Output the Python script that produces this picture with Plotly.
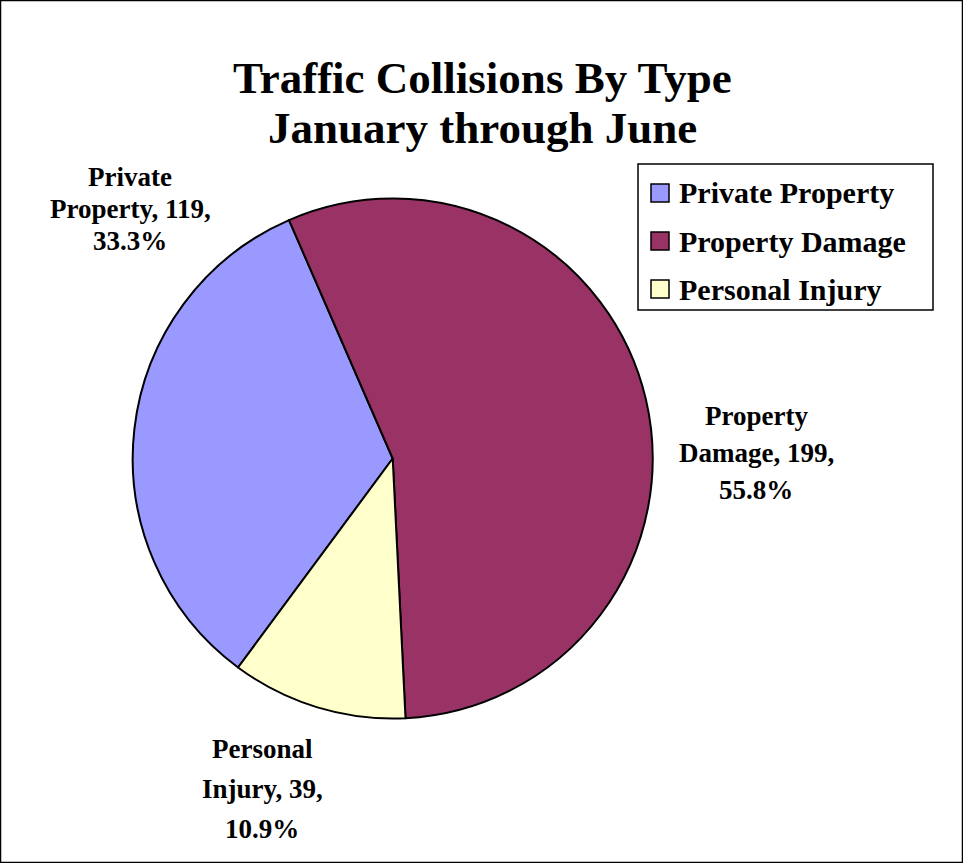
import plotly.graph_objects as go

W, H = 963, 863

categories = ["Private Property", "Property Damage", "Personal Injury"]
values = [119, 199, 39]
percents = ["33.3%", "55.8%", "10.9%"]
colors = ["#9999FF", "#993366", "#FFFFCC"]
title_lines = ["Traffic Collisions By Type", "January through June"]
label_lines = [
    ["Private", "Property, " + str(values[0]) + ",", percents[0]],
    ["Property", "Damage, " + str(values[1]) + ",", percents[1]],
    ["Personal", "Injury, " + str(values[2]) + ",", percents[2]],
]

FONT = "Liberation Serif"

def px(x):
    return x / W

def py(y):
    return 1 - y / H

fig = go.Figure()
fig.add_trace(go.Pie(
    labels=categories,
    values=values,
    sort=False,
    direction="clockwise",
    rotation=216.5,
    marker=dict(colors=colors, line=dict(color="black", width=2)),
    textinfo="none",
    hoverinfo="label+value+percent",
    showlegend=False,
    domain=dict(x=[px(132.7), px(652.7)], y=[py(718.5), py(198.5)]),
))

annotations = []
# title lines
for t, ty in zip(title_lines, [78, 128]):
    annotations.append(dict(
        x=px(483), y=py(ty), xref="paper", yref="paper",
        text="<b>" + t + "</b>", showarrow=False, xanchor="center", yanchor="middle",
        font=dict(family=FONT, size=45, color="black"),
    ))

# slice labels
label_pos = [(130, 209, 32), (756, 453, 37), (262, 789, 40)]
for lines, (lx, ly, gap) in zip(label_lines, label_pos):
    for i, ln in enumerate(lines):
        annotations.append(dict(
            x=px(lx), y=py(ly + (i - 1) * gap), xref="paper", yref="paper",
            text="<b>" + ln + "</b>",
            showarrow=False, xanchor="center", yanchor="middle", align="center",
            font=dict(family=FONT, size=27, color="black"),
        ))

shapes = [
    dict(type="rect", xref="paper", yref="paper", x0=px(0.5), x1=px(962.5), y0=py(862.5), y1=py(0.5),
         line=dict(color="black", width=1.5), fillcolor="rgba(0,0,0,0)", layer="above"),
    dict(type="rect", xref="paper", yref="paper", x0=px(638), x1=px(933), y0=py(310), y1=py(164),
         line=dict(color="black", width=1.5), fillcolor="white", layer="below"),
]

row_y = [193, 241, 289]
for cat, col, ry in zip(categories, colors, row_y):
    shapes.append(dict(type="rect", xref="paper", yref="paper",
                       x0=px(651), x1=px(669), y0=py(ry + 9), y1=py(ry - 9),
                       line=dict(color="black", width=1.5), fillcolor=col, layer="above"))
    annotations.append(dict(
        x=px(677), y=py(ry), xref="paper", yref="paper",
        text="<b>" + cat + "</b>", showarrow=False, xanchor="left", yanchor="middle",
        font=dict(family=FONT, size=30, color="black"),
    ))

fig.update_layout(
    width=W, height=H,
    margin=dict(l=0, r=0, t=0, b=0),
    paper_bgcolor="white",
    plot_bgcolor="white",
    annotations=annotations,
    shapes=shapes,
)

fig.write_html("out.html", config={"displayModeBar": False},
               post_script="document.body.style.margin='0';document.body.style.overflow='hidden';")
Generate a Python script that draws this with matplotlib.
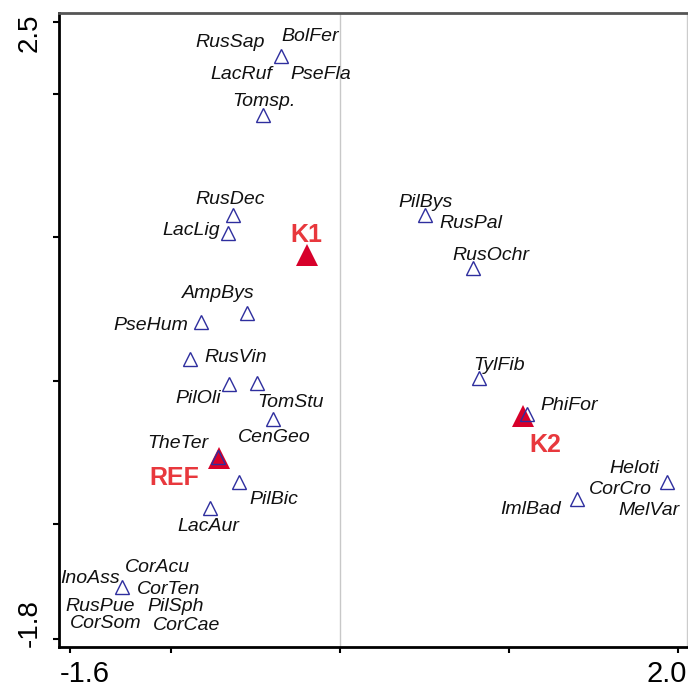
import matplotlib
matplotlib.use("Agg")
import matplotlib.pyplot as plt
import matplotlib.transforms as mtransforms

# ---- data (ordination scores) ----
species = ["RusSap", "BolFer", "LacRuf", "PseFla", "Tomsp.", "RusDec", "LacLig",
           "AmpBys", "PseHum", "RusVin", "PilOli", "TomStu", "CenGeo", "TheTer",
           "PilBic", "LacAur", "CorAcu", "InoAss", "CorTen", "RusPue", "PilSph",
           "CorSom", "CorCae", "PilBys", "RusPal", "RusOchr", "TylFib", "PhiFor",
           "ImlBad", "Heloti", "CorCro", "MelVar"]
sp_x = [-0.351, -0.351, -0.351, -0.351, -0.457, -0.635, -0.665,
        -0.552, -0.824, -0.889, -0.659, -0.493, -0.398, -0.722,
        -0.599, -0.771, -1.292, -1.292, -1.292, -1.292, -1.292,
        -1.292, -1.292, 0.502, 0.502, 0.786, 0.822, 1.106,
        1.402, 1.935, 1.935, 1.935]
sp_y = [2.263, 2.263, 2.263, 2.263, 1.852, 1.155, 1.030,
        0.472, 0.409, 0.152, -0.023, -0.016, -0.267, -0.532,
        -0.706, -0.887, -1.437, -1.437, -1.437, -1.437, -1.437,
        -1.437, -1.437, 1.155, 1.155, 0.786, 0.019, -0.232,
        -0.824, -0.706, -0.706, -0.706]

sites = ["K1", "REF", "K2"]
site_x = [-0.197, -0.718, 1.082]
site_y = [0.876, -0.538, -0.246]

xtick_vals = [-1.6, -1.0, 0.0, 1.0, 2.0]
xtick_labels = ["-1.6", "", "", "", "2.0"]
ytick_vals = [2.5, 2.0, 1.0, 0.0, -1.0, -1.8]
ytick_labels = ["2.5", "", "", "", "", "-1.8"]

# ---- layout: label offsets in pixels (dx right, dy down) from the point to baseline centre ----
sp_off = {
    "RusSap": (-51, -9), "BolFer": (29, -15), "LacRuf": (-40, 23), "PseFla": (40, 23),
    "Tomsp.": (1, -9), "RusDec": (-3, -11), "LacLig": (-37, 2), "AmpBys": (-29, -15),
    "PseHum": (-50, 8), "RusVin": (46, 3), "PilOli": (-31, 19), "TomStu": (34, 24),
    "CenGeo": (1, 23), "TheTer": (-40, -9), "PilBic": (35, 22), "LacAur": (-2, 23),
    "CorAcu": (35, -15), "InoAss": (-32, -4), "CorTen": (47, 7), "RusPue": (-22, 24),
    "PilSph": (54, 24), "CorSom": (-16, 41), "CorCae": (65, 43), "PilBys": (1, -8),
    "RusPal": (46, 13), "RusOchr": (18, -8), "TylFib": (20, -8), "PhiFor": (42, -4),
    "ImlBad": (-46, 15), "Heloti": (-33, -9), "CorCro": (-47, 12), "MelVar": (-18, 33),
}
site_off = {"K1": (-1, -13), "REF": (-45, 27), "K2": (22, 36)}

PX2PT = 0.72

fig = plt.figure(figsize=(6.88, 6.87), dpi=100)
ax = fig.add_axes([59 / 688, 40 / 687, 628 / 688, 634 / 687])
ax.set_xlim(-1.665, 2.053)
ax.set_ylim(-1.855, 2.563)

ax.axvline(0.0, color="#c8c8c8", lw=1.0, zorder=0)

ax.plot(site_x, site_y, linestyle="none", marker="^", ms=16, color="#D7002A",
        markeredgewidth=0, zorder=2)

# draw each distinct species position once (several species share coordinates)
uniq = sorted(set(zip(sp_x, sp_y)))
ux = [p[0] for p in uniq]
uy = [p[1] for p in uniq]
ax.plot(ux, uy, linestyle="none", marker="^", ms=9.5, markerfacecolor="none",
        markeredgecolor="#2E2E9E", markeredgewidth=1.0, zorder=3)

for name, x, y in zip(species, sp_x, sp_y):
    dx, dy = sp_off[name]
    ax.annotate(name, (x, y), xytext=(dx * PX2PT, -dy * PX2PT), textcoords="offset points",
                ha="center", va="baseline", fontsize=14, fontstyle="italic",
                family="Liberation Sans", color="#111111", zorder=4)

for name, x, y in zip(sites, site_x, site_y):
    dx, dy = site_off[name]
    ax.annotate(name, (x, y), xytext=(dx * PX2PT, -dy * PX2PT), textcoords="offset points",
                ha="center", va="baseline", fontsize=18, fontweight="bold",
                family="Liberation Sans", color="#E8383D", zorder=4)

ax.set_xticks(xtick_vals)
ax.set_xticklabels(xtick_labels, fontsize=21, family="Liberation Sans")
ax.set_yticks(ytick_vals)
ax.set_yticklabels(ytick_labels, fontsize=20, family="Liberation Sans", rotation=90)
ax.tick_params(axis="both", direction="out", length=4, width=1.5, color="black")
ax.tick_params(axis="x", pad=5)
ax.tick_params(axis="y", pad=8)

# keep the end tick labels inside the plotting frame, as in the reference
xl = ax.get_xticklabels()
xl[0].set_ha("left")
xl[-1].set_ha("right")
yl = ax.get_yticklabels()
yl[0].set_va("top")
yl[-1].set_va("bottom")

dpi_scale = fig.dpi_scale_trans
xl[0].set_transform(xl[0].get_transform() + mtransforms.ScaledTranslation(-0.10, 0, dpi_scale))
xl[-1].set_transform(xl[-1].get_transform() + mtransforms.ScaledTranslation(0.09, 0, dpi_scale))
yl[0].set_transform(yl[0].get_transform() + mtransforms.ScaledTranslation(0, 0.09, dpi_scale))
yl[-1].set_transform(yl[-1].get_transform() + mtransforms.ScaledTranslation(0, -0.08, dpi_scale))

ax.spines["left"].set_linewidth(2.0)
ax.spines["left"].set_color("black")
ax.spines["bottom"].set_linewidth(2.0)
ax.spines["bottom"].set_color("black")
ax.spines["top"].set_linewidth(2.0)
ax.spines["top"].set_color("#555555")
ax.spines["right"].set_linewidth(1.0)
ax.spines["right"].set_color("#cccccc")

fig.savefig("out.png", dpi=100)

────────────────────────────────────────

__Objective__
Restate the data word for word from its first line through the line with "W, H = 963, 863", leaving out any picture along the way.

__Answer__
Output the Python script that produces this picture with Plotly.
import plotly.graph_objects as go

W, H = 963, 863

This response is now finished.